■ WORK TO DO ■
Write out, word for word, every line from the first one through the line that holds "6, 1, 1, 1, 1];", and nothing else; skip the pictures.

::::

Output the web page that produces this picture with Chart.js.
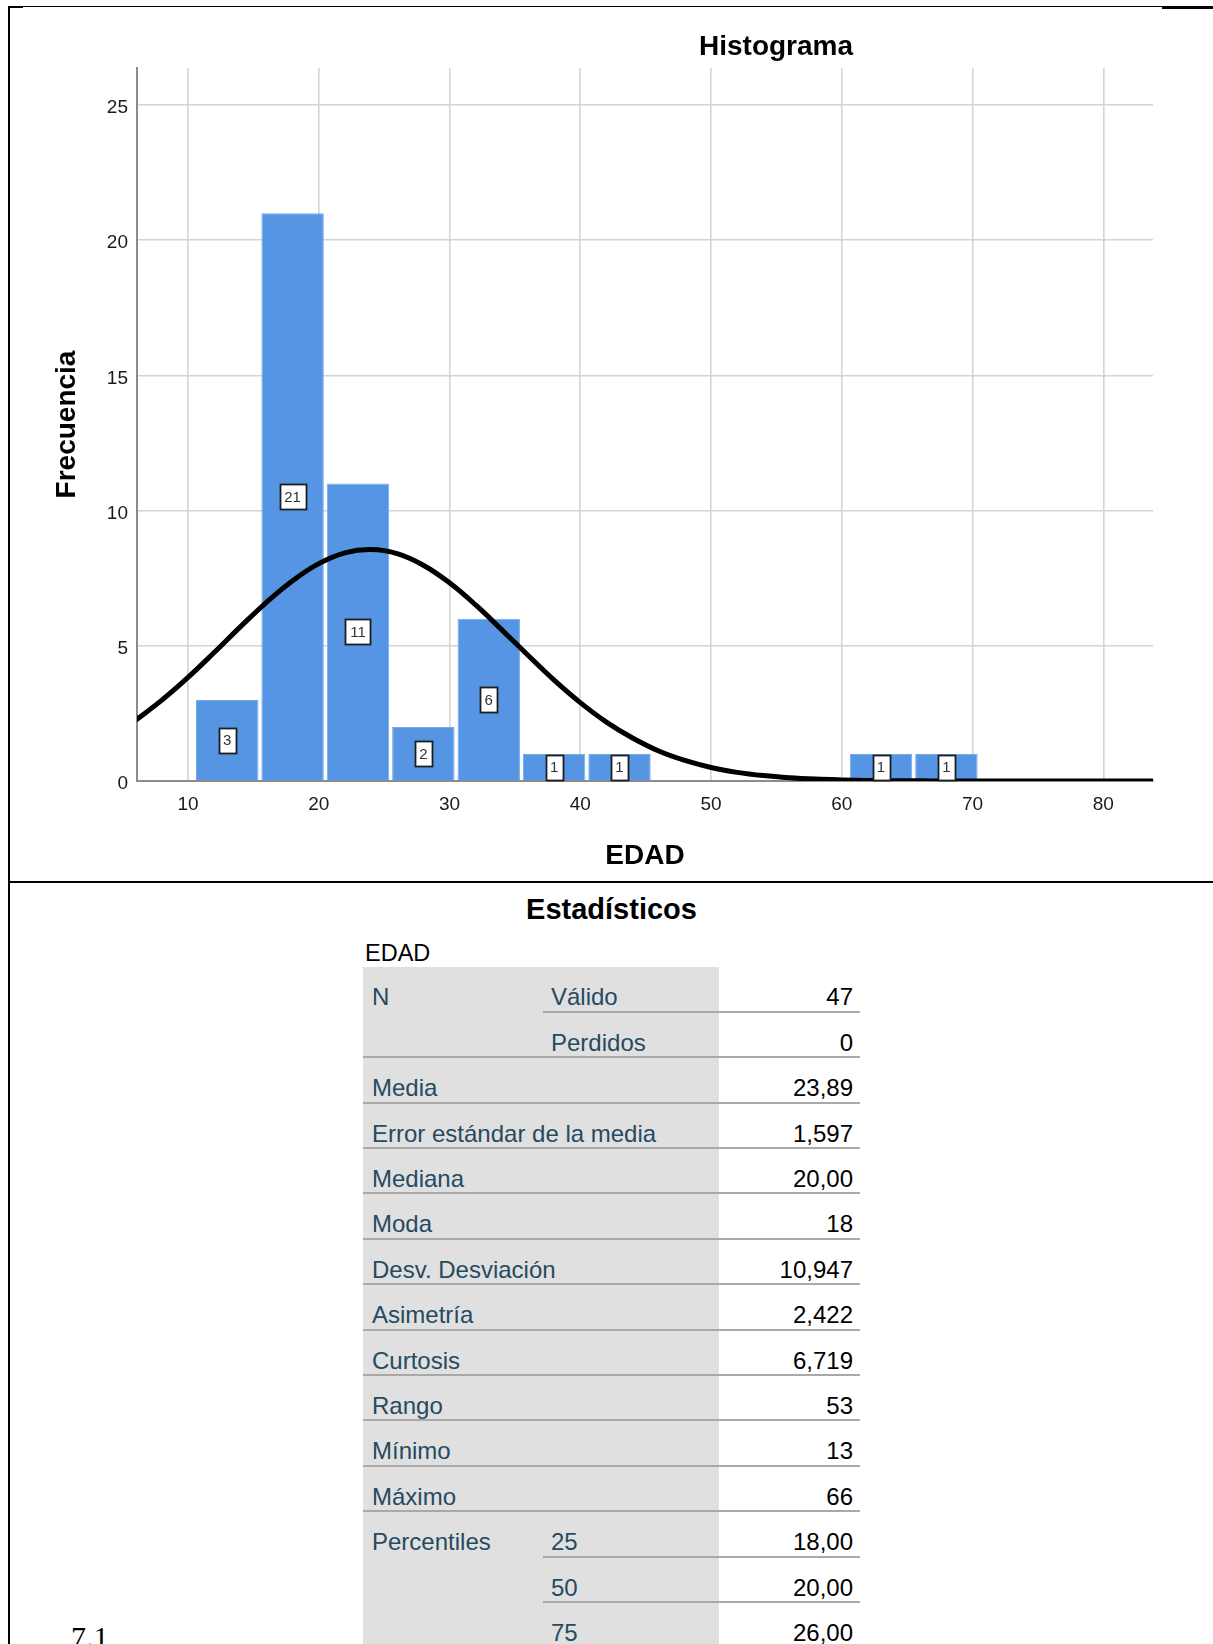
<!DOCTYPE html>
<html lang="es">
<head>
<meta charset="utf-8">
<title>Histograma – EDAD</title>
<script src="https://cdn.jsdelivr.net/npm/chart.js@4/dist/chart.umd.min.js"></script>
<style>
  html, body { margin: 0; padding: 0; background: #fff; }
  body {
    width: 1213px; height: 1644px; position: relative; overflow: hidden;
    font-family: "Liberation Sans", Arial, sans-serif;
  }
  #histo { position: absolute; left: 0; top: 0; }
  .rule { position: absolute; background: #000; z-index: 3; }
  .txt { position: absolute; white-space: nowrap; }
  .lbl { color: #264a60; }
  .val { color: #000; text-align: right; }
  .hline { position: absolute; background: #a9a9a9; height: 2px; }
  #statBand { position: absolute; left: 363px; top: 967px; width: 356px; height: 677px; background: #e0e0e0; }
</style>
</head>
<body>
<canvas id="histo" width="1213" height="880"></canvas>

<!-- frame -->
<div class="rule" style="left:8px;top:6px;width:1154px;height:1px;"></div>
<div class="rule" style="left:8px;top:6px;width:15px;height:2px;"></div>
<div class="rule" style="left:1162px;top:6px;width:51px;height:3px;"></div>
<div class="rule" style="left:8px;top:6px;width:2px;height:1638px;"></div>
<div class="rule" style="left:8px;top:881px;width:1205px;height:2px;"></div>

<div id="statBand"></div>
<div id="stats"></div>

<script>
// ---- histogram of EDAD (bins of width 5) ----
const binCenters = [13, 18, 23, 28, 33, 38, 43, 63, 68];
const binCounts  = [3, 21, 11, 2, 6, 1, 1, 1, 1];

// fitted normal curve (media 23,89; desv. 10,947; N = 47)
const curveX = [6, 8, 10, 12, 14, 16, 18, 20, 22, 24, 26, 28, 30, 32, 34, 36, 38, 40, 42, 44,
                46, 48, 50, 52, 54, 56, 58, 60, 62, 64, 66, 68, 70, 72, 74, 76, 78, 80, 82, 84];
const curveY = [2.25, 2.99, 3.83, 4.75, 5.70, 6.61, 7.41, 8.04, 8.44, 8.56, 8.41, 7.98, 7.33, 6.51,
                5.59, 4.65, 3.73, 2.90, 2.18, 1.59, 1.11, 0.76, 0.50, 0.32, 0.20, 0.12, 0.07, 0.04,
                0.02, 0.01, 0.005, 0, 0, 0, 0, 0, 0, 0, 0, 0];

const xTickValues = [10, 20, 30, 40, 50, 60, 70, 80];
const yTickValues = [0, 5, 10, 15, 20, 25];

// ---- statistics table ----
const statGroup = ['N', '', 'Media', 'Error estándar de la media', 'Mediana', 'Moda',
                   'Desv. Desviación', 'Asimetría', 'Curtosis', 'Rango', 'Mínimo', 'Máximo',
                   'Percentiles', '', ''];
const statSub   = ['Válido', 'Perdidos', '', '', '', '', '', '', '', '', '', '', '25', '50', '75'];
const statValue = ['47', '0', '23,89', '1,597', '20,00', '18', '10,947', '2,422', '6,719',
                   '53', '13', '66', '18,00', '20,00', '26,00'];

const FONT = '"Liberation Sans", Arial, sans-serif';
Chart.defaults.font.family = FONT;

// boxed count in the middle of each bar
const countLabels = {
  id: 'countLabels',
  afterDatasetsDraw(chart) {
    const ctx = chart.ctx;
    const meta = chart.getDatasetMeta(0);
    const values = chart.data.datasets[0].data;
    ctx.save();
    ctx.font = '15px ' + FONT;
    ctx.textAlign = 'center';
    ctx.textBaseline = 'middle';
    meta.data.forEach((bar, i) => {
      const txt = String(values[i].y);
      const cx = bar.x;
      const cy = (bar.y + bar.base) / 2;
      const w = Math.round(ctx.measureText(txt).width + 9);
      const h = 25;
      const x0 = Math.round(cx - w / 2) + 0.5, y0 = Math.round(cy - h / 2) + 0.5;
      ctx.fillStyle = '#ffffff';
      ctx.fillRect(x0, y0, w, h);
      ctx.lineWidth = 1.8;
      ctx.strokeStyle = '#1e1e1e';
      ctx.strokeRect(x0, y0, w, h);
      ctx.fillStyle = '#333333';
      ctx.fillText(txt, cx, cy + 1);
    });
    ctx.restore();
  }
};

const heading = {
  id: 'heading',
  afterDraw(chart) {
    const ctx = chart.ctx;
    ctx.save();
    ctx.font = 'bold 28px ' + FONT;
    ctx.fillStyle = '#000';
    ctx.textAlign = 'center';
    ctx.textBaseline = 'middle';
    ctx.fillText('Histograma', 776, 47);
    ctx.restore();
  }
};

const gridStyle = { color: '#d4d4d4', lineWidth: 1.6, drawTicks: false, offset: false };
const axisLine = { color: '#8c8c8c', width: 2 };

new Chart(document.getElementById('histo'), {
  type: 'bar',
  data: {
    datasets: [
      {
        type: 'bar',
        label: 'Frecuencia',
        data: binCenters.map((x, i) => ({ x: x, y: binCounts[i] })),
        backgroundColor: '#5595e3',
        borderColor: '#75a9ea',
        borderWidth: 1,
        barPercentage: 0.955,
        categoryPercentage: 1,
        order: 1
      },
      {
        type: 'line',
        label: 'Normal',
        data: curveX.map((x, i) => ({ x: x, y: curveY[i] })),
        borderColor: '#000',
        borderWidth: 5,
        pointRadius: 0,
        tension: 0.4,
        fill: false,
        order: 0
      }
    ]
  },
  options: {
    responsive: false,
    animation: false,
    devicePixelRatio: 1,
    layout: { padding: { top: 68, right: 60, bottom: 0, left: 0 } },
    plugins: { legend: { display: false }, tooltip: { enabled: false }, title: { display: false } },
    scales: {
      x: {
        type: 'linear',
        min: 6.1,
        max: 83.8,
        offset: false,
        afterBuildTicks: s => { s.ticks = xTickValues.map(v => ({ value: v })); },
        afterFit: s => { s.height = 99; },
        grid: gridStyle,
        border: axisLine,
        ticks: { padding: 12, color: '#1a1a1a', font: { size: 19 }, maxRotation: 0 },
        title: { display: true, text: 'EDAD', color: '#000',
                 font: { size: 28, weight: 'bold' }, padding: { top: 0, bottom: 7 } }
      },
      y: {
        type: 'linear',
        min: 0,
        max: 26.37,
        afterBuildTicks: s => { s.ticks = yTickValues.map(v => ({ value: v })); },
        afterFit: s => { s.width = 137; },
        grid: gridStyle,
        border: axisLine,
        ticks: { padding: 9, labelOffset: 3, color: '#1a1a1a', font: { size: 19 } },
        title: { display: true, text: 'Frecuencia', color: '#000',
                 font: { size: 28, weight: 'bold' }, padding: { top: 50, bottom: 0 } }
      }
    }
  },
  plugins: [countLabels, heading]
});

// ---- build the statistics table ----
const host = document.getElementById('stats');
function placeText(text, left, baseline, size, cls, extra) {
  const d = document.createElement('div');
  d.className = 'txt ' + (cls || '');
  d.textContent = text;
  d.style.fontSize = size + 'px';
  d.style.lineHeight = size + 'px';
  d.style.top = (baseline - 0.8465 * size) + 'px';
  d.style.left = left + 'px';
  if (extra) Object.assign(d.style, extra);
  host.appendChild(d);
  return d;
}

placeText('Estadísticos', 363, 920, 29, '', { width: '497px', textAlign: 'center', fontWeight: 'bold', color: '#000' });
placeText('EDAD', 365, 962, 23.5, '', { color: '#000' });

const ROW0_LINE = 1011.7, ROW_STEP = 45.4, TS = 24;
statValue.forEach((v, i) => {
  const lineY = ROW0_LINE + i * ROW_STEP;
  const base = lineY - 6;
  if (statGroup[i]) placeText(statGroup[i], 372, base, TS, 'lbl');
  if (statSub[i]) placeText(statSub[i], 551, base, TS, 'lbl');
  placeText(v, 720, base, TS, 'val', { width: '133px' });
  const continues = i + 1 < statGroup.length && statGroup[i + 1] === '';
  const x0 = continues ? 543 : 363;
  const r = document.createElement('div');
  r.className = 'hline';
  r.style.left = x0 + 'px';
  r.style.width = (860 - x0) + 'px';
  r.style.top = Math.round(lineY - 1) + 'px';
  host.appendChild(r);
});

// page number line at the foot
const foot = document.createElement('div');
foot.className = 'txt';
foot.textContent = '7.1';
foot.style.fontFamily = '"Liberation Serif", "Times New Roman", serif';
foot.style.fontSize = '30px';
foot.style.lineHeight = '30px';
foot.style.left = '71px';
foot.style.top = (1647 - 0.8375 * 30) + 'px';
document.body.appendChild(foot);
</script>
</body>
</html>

::::

■ FINISHED EXERCISE ■
Output the web page that produces this picture with Chart.js.
<!DOCTYPE html>
<html lang="es">
<head>
<meta charset="utf-8">
<title>Histograma – EDAD</title>
<script src="https://cdn.jsdelivr.net/npm/chart.js@4/dist/chart.umd.min.js"></script>
<style>
  html, body { margin: 0; padding: 0; background: #fff; }
  body {
    width: 1213px; height: 1644px; position: relative; overflow: hidden;
    font-family: "Liberation Sans", Arial, sans-serif;
  }
  #histo { position: absolute; left: 0; top: 0; }
  .rule { position: absolute; background: #000; z-index: 3; }
  .txt { position: absolute; white-space: nowrap; }
  .lbl { color: #264a60; }
  .val { color: #000; text-align: right; }
  .hline { position: absolute; background: #a9a9a9; height: 2px; }
  #statBand { position: absolute; left: 363px; top: 967px; width: 356px; height: 677px; background: #e0e0e0; }
</style>
</head>
<body>
<canvas id="histo" width="1213" height="880"></canvas>

<!-- frame -->
<div class="rule" style="left:8px;top:6px;width:1154px;height:1px;"></div>
<div class="rule" style="left:8px;top:6px;width:15px;height:2px;"></div>
<div class="rule" style="left:1162px;top:6px;width:51px;height:3px;"></div>
<div class="rule" style="left:8px;top:6px;width:2px;height:1638px;"></div>
<div class="rule" style="left:8px;top:881px;width:1205px;height:2px;"></div>

<div id="statBand"></div>
<div id="stats"></div>

<script>
// ---- histogram of EDAD (bins of width 5) ----
const binCenters = [13, 18, 23, 28, 33, 38, 43, 63, 68];
const binCounts  = [3, 21, 11, 2, 6, 1, 1, 1, 1];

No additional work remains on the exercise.